The magnitude of \(\mathbf{u}\times \mathbf{v}\) is the product of the magnitudes of the individual vectors times \(\sin \theta\). This magnitude has an interesting geometrical interpretation: it is the area of the parallelogram formed by the two vectors (Figure \(\PageIndex{1}\)).
The cross product can also be expressed as a determinant:
\[\mathbf{u}\times \mathbf{v}= \begin{vmatrix} \hat{\mathbf{i}}&\hat{\mathbf{j}}&\hat{\mathbf{k}}\\ u_x&u_y&u_z\\ v_x&v_y&v_z\\ \end{vmatrix} \nonumber\]
Given \(\mathbf{u}=-2 \hat{\mathbf{i}}+\hat{\mathbf{j}}+\hat{\mathbf{k}}\) and \(\mathbf{v}=3 \hat{\mathbf{i}}-\hat{\mathbf{j}}+\hat{\mathbf{k}}\), calculate \(\mathbf{w}=\mathbf{u}\times \mathbf{v}\) and verify that the result is perpendicular to both \(\mathbf{u}\) and \(\mathbf{v}\).
Solution
\[ \begin{align*} \mathbf{u}\times \mathbf{v} &= \begin{vmatrix} \hat{\mathbf{i}}&\hat{\mathbf{j}}&\hat{\mathbf{k}}\\ u_x&u_y&u_z\\ v_x&v_y&v_z\\ \end{vmatrix}=\begin{vmatrix} \hat{\mathbf{i}}&\hat{\mathbf{j}}&\hat{\mathbf{k}}\\ -2&1&1\\ 3&-1&1\\ \end{vmatrix} \\[4pt] &=\hat{\mathbf{i}}(1+1)-\hat{\mathbf{j}}(-2-3)+\hat{\mathbf{k}}(2-3) \\[4pt] &=\displaystyle{\color{Maroon}2 \hat{\mathbf{i}}+5 \hat{\mathbf{j}}-\hat{\mathbf{k}}} \end{align*} \nonumber\]
To verify that two vectors are perpendicular we perform the dot product:
\[\mathbf{u} \cdot \mathbf{w}=(-2)(2)+(1)(5)+(1)(-1)=0 \nonumber\]
\[\mathbf{v} \cdot \mathbf{w}=(3)(2)+(-1)(5)+(1)(-1)=0 \nonumber\]
An important application of the cross product involves the definition of the angular momentum. If a particle with mass \(m\) moves a velocity \(\mathbf{v}\) (a vector), its (linear) momentum is \(\mathbf{p}=m\mathbf{v}\). Let \(\mathbf{r}\) be the position of the particle (another vector), then the angular momentum of the particle is defined as
\[\mathbf{l}=\mathbf{r}\times\mathbf{p} \nonumber\]
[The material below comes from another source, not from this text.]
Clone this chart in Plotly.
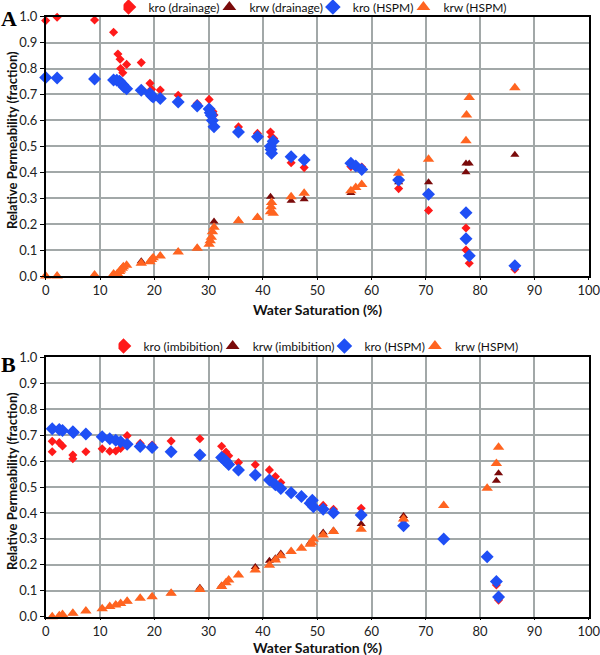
import plotly.graph_objects as go

# ---------------- Panel A (drainage) ----------------
a_kro_d_x = [0, 2.1, 9.0, 12.5, 13.3, 13.7, 13.8, 14.2, 14.9, 17.6, 19.2, 19.5, 21.1, 24.4, 27.9, 30.1, 30.8, 31.0,
             35.5, 39.0, 41.4, 41.6, 42.0, 45.2, 47.6, 56.2, 58.2, 65.0, 70.5, 77.4, 77.4, 78.0, 86.4]
a_kro_d_y = [0.985, 0.998, 0.987, 0.94, 0.856, 0.836, 0.80, 0.784, 0.816, 0.823, 0.743, 0.72, 0.717, 0.697, 0.665,
             0.681, 0.634, 0.621, 0.575, 0.55, 0.555, 0.537, 0.53, 0.437, 0.418, 0.422, 0.42, 0.337, 0.253, 0.185,
             0.10, 0.049, 0.026]

a_krw_d_x = [0, 2.1, 9.0, 12.5, 13.6, 14.3, 17.6, 19.5, 21.1, 24.4, 27.9, 30.3, 31.0, 35.5, 39.0, 41.4, 41.6, 45.2,
             47.6, 56.2, 58.2, 65.0, 70.5, 77.4, 77.4, 78.0, 86.4]
a_krw_d_y = [0.0, 0.0, 0.004, 0.008, 0.017, 0.036, 0.057, 0.062, 0.077, 0.093, 0.107, 0.136, 0.21, 0.213, 0.226,
             0.306, 0.283, 0.29, 0.296, 0.32, 0.353, 0.362, 0.362, 0.40, 0.434, 0.434, 0.468]

a_kro_h_x = [0, 2.1, 9.0, 12.5, 13.1, 13.6, 13.8, 14.2, 14.4, 14.9, 17.6, 19.2, 19.5, 19.8, 21.1, 24.4, 27.9, 30.1,
             30.3, 30.5, 30.7, 31.0, 35.5, 39.0, 41.4, 41.5, 41.6, 41.9, 45.2, 47.6, 56.2, 57.1, 58.2, 65.0, 70.5,
             77.4, 77.4, 78.0, 86.4]
a_kro_h_y = [0.766, 0.764, 0.76, 0.756, 0.755, 0.751, 0.746, 0.738, 0.73, 0.722, 0.716, 0.704, 0.695, 0.69, 0.685,
             0.671, 0.656, 0.644, 0.63, 0.62, 0.60, 0.576, 0.555, 0.537, 0.50, 0.488, 0.473, 0.52, 0.46, 0.447,
             0.435, 0.424, 0.411, 0.37, 0.315, 0.244, 0.144, 0.078, 0.04]

a_krw_h_x = [0, 2.1, 9.0, 12.5, 13.2, 13.6, 13.8, 14.1, 14.3, 14.9, 17.6, 19.2, 19.5, 19.8, 21.1, 24.4, 27.9, 30.1,
             30.3, 30.5, 30.7, 31.0, 35.5, 39.0, 41.4, 41.5, 41.6, 41.9, 45.2, 47.6, 56.2, 57.1, 58.2, 65.0, 70.5,
             77.4, 77.5, 78.0, 86.4]
a_krw_h_y = [0.0, 0.0, 0.004, 0.008, 0.01, 0.017, 0.023, 0.03, 0.036, 0.041, 0.049, 0.055, 0.064, 0.07, 0.077,
             0.093, 0.107, 0.122, 0.136, 0.149, 0.171, 0.188, 0.213, 0.226, 0.248, 0.267, 0.283, 0.242, 0.306,
             0.319, 0.329, 0.341, 0.353, 0.396, 0.45, 0.522, 0.621, 0.688, 0.726]

# ---------------- Panel B (imbibition) ----------------
b_kro_i_x = [1.2, 1.2, 2.5, 3.1, 5.0, 5.0, 7.4, 10.4, 11.8, 12.9, 13.8, 15.0, 17.4, 19.6, 23.1, 28.4, 32.4, 33.2,
             33.7, 35.5, 38.6, 41.2, 42.3, 43.3, 48.7, 51.1, 53.0, 58.1, 65.9, 83.0, 83.4]
b_kro_i_y = [0.676, 0.636, 0.671, 0.658, 0.623, 0.609, 0.636, 0.647, 0.638, 0.639, 0.649, 0.698, 0.668, 0.662,
             0.677, 0.686, 0.657, 0.635, 0.62, 0.594, 0.586, 0.566, 0.54, 0.517, 0.433, 0.429, 0.414, 0.418, 0.373,
             0.122, 0.064]

b_krw_i_x = [1.2, 2.5, 5.0, 7.4, 10.4, 12.9, 15.0, 19.6, 23.1, 28.4, 32.4, 33.7, 35.5, 38.6, 41.2, 42.3, 43.3, 45.2,
             48.7, 51.1, 53.0, 58.1, 65.9, 83.0, 83.4]
b_krw_i_y = [0.0, 0.004, 0.013, 0.022, 0.031, 0.045, 0.06, 0.077, 0.09, 0.112, 0.12, 0.141, 0.161, 0.192, 0.216,
             0.225, 0.244, 0.251, 0.285, 0.325, 0.332, 0.357, 0.388, 0.524, 0.553]

b_kro_h_x = [1.2, 2.5, 3.1, 5.0, 5.1, 7.4, 10.4, 11.8, 12.9, 13.8, 15.0, 17.4, 19.6, 23.1, 28.4, 32.4, 32.8, 33.2,
             33.7, 35.5, 38.6, 41.2, 42.3, 43.3, 45.2, 47.1, 48.7, 49.1, 49.3, 51.1, 53.0, 58.1, 65.9, 73.3, 81.3,
             83.0, 83.4]
b_kro_h_y = [0.725, 0.722, 0.718, 0.713, 0.71, 0.704, 0.694, 0.686, 0.68, 0.674, 0.665, 0.656, 0.652, 0.636, 0.623,
             0.614, 0.607, 0.599, 0.587, 0.566, 0.546, 0.527, 0.509, 0.494, 0.478, 0.463, 0.437, 0.449, 0.424,
             0.414, 0.401, 0.392, 0.351, 0.30, 0.231, 0.136, 0.076]

b_krw_h_x = [1.2, 2.5, 3.1, 5.0, 7.4, 10.4, 11.8, 12.9, 13.8, 15.0, 17.4, 19.6, 23.1, 28.4, 32.4, 33.2, 33.7, 35.5,
             38.6, 41.2, 42.3, 43.3, 45.2, 47.1, 48.7, 49.0, 49.3, 51.1, 53.0, 58.1, 65.9, 73.3, 81.3, 83.0, 83.4]
b_krw_h_y = [0.0, 0.004, 0.008, 0.013, 0.022, 0.031, 0.039, 0.045, 0.051, 0.06, 0.071, 0.077, 0.09, 0.105, 0.116,
             0.131, 0.141, 0.161, 0.18, 0.198, 0.219, 0.235, 0.251, 0.264, 0.279, 0.285, 0.30, 0.315, 0.328, 0.337,
             0.377, 0.429, 0.495, 0.591, 0.653]

x_ticks = [0, 10, 20, 30, 40, 50, 60, 70, 80, 90, 100]
y_ticks = [0.0, 0.1, 0.2, 0.3, 0.4, 0.5, 0.6, 0.7, 0.8, 0.9, 1.0]

RED = "#ff1a1a"
DARK = "#7a0a0a"
BLUE = "#1f4ff5"
ORANGE = "#ff6420"
FONT = "Lato"

fig = go.Figure()


def add_panel(xa, ya, legend, series):
    for name, x, y, symbol, color, size in series:
        fig.add_trace(go.Scatter(
            x=x, y=y, mode="markers", name=name, xaxis=xa, yaxis=ya, legend=legend,
            cliponaxis=False,
            marker=dict(symbol=symbol, color=color, size=size, line=dict(width=0)),
        ))


add_panel("x", "y", "legend", [
    ("kro (drainage)", a_kro_d_x, a_kro_d_y, "diamond", RED, 7),
    ("krw (drainage)", a_krw_d_x, a_krw_d_y, "triangle-up", DARK, 8),
    ("kro (HSPM)", a_kro_h_x, a_kro_h_y, "diamond", BLUE, 10),
    ("krw (HSPM)", a_krw_h_x, a_krw_h_y, "triangle-up", ORANGE, 10),
])
add_panel("x2", "y2", "legend2", [
    ("kro (imbibition)", b_kro_i_x, b_kro_i_y, "diamond", RED, 7),
    ("krw (imbibition)", b_krw_i_x, b_krw_i_y, "triangle-up", DARK, 8),
    ("kro (HSPM)", b_kro_h_x, b_kro_h_y, "diamond", BLUE, 10),
    ("krw (HSPM)", b_krw_h_x, b_krw_h_y, "triangle-up", ORANGE, 10),
])

W, H = 600, 655
xdom = [45.7 / W, 588.7 / W]
ydomA = [1 - 276 / H, 1 - 16.7 / H]
ydomB = [1 - 616.7 / H, 1 - 357.3 / H]

xaxis_common = dict(
    range=[0, 100], tickvals=x_ticks, ticktext=[str(v) for v in x_ticks],
    showgrid=True, gridcolor="#a2a8a8", gridwidth=1.5,
    showline=True, linecolor="black", linewidth=1.5, mirror=True,
    ticks="outside", ticklen=2, tickcolor="black", tickwidth=1,
    zeroline=False, automargin=False, ticklabeloverflow="allow",
    tickfont=dict(family=FONT, size=13, color="#222"),
    domain=xdom,
)
yaxis_common = dict(
    range=[0, 1], tickvals=y_ticks, ticktext=[f"{v:.1f}" for v in y_ticks],
    showgrid=True, gridcolor="#a2a8a8", gridwidth=1.5,
    showline=True, linecolor="black", linewidth=1.5, mirror=True,
    ticks="outside", ticklen=4, tickcolor="black", tickwidth=1,
    zeroline=False, automargin=False, tickfont=dict(family=FONT, size=13, color="#222"),
)

legend_common = dict(
    orientation="h", xanchor="center", yanchor="middle", itemsizing="constant",
    font=dict(family=FONT, size=12, color="#111"), bgcolor="rgba(0,0,0,0)",
    tracegroupgap=0, itemwidth=30, indentation=-15,
)

title_font = dict(family=FONT, size=14, color="#111")
ytitle_font = dict(family=FONT, size=13, color="#111")
panel_font = dict(family="Liberation Serif", size=22, color="black")

fig.update_layout(
    width=W, height=H,
    margin=dict(l=0, r=0, t=0, b=0, autoexpand=False),
    paper_bgcolor="white", plot_bgcolor="white",
    showlegend=True,
    xaxis=dict(anchor="y", **xaxis_common),
    yaxis=dict(anchor="x", domain=ydomA, **yaxis_common),
    xaxis2=dict(anchor="y2", **xaxis_common),
    yaxis2=dict(anchor="x2", domain=ydomB, **yaxis_common),
    legend=dict(x=0.53, y=1 - 7 / H, **legend_common),
    legend2=dict(x=0.535, y=1 - 346 / H, **legend_common),
    annotations=[
        dict(text="<b>Water Saturation (%)</b>", xref="paper", yref="paper", x=(45.7 + 588.7) / 2 / W,
             y=1 - 309 / H, showarrow=False, xanchor="center", yanchor="middle", font=title_font),
        dict(text="<b>Water Saturation (%)</b>", xref="paper", yref="paper", x=(45.7 + 588.7) / 2 / W,
             y=1 - 647 / H, showarrow=False, xanchor="center", yanchor="middle", font=title_font),
        dict(text="<b>Relative Permeability (fraction)</b>", textangle=-90, xref="paper", yref="paper",
             x=12 / W, y=1 - 140 / H, showarrow=False, xanchor="center", yanchor="middle", font=ytitle_font),
        dict(text="<b>Relative Permeability (fraction)</b>", textangle=-90, xref="paper", yref="paper",
             x=12 / W, y=1 - 481 / H, showarrow=False, xanchor="center", yanchor="middle", font=ytitle_font),
        dict(text="<b>A</b>", xref="paper", yref="paper", x=9 / W, y=1 - 19 / H, showarrow=False,
             xanchor="center", yanchor="middle", font=panel_font),
        dict(text="<b>B</b>", xref="paper", yref="paper", x=8 / W, y=1 - 364 / H, showarrow=False,
             xanchor="center", yanchor="middle", font=panel_font),
    ],
)

fig.write_html(
    "out.html",
    config={"displayModeBar": False},
    post_script=(
        "document.documentElement.style.margin='0px';"
        "document.documentElement.style.overflow='hidden';"
        "document.body.style.margin='0px';"
        "document.body.style.overflow='hidden';"
    ),
)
The angular momentum is therefore a vector perpendicular to both \(\mathbf{r}\) and \(\mathbf{p}\). Because the position of the particle needs to be defined with respect to a particular origin, this origin needs to be specified when defining the angular momentum.